Prism vs Framework XXX

https://www.flickr.com/photos/mukluk/288925731/

There's been a bunch of talk on the net comparing Prism to other frameworks that exist. In many cases comparisons are being made based on feature parity and such. I think it's important to make the distinction of why Prism is different.

Prism is a set of guidance for building Composite UI applications with WPF. It is not a framework, though it includes a light framework that was refactored out of building the guidance. This is actually a very small part of it. Here are some of the things that are different about Prism.

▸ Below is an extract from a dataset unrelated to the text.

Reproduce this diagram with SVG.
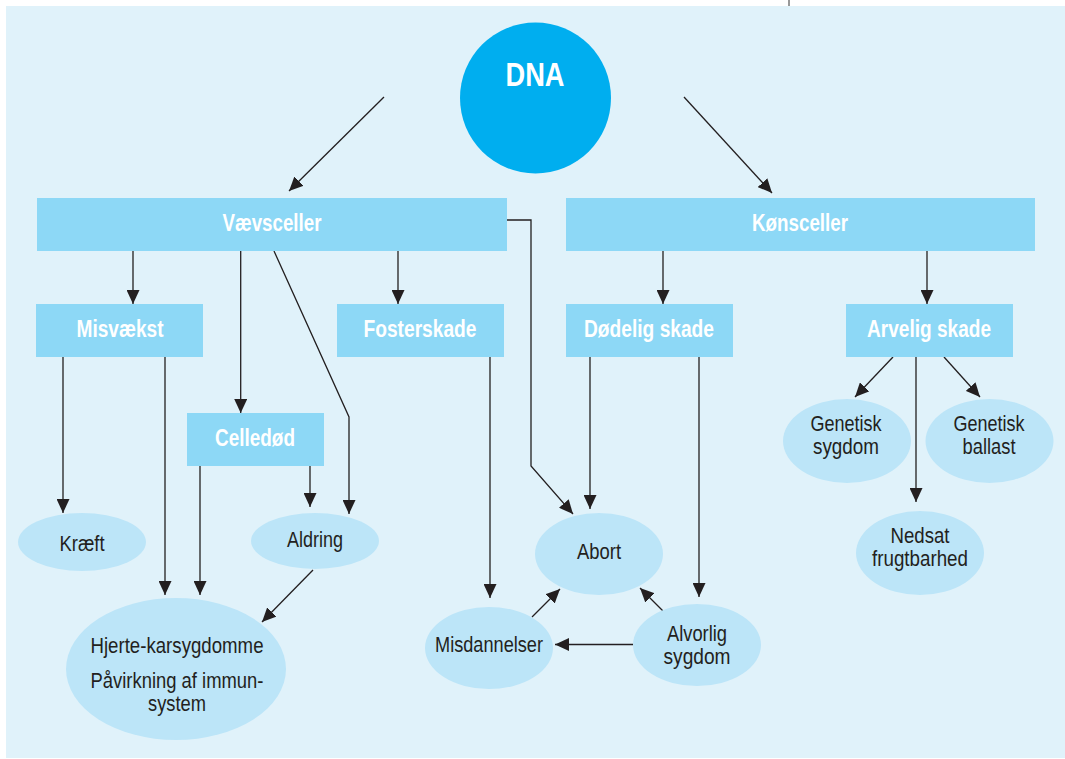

  • Built with some of the leading WPF experts in the industry.
  • Includes a reference implementation that was developed under the review of more than 25 industry experts, including several fortune 500 companies, the WPF team and the .NET product teams.
  • Includes comprehensive documentation on building Composite UI applications, what kinds of challenges they solve, when they are appropriate, which design patterns and principles they incorporate.
  • Includes How-Tos walking through how to implement the various composite functionality within your apps.
  • Includes several Quickstarts designed to ease adoption, and to illustrate specific aspects of building Composite UIs.
  • Allows customers to incrementally adopt it in their existing WPF applications rather than starting from scratch.
  • Incorporates a Composition model that is non-invasive.
  • Fully black-box and white-box tested.
  • Built entirely with Test Driven Development. Full code coverage and unit test suites.

This does not mean that Prism is the end-all solution, as I have said many times that is not. It does mean however that is much more than a framework with a bucket of features. We're not building it to be feature-laden, we're building it to best address a specific set of scenarios.

As a friend of mine told me, "less features is a feature".